-- DATA PROVIDED --
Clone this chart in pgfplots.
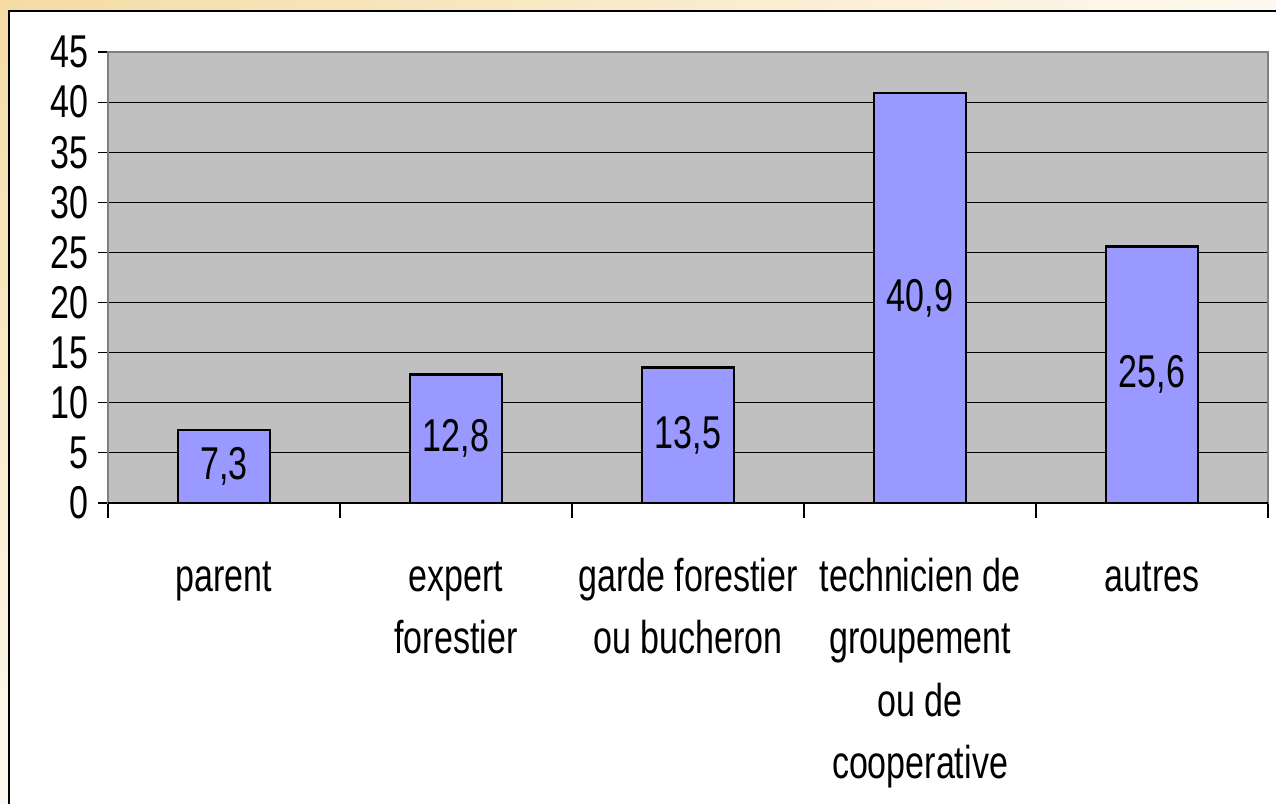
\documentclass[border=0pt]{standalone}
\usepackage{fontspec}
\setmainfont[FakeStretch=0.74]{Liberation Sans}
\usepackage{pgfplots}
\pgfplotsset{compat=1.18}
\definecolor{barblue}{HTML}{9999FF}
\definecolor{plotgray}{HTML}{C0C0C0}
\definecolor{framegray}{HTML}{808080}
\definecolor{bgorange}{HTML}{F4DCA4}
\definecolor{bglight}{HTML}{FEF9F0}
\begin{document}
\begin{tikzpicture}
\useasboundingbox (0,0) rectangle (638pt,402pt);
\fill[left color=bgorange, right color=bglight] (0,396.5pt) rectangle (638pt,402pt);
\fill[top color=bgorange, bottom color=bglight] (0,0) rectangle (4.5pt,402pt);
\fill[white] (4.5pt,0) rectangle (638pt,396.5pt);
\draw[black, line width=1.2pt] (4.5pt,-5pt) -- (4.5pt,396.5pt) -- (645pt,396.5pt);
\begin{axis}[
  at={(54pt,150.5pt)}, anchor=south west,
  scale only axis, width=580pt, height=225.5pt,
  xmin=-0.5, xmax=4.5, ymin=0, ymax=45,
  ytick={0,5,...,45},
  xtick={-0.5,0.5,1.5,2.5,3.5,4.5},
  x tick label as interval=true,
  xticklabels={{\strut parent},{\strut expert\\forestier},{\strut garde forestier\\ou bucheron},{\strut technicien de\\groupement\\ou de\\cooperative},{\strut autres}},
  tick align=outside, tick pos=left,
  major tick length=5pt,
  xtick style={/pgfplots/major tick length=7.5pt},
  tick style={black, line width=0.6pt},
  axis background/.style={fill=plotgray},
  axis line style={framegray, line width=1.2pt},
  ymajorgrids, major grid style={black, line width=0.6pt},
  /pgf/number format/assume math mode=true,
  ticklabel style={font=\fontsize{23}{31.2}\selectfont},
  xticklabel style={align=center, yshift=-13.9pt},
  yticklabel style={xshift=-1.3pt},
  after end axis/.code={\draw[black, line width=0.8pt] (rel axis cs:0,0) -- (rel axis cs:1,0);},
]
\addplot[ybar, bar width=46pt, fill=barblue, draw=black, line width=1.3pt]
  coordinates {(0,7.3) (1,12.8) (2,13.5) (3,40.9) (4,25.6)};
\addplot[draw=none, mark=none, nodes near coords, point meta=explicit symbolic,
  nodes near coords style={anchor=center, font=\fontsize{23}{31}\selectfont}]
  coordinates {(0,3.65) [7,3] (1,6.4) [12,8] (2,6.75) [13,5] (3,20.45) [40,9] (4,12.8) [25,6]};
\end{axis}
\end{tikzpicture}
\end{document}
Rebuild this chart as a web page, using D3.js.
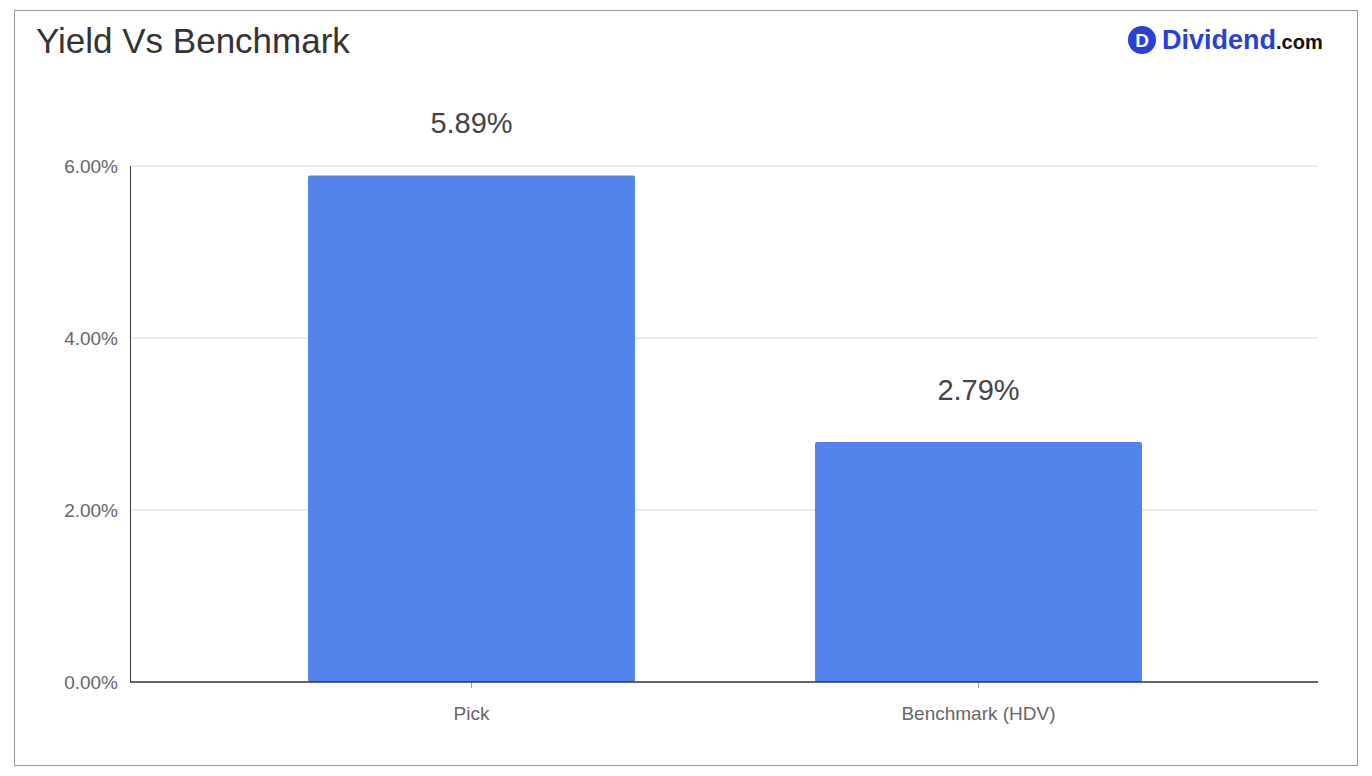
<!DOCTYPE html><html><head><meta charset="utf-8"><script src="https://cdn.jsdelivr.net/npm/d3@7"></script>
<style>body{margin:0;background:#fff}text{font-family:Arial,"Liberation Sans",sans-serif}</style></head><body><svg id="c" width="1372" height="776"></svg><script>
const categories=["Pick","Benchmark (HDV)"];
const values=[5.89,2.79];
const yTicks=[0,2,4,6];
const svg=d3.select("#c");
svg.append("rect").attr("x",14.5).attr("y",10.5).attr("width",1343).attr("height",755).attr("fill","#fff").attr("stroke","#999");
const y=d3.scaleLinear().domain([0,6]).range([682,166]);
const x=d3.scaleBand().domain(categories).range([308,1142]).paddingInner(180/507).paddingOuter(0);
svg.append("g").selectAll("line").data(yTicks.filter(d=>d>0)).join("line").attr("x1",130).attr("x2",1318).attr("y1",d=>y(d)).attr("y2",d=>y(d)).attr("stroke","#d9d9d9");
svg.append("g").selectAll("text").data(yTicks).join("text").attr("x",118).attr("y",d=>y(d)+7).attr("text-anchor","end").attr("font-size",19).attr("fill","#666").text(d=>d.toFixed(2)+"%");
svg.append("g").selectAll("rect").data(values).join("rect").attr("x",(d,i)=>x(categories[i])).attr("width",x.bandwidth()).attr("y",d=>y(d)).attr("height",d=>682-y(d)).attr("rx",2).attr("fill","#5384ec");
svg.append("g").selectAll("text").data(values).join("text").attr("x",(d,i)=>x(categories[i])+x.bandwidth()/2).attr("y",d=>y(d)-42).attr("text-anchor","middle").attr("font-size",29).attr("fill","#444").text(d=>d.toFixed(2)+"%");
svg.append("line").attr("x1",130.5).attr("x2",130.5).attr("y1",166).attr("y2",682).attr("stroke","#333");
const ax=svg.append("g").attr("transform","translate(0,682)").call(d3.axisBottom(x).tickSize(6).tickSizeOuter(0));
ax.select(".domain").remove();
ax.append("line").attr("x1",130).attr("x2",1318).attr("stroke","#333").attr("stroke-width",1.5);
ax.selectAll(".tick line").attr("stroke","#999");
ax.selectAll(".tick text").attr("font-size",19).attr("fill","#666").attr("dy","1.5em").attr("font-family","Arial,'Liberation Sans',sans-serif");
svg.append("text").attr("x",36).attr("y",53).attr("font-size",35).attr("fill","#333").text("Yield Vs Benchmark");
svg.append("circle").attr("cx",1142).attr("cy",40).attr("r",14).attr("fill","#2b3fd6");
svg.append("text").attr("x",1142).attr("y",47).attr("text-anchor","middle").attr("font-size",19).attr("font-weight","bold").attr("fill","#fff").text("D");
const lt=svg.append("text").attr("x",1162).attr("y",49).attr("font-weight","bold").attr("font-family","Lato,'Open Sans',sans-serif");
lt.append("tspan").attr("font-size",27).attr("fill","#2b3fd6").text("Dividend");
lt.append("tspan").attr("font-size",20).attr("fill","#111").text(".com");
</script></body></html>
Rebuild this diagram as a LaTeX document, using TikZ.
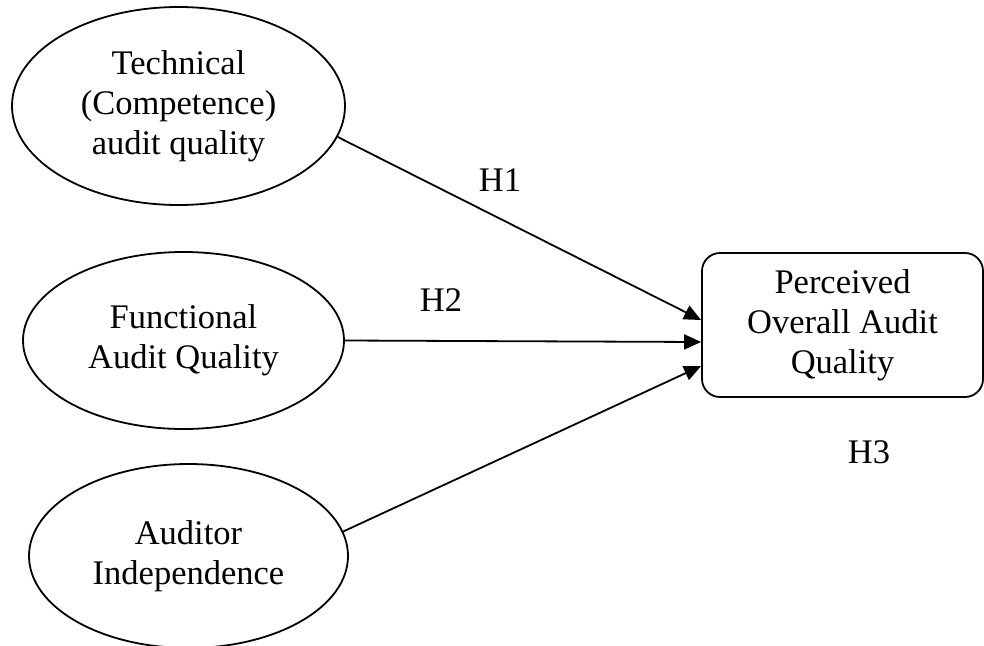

-- TASK PROMPT --
Looking at the material above, count the lines containing the string "chart" and reply with the count alone.

-- THE REPLY --
2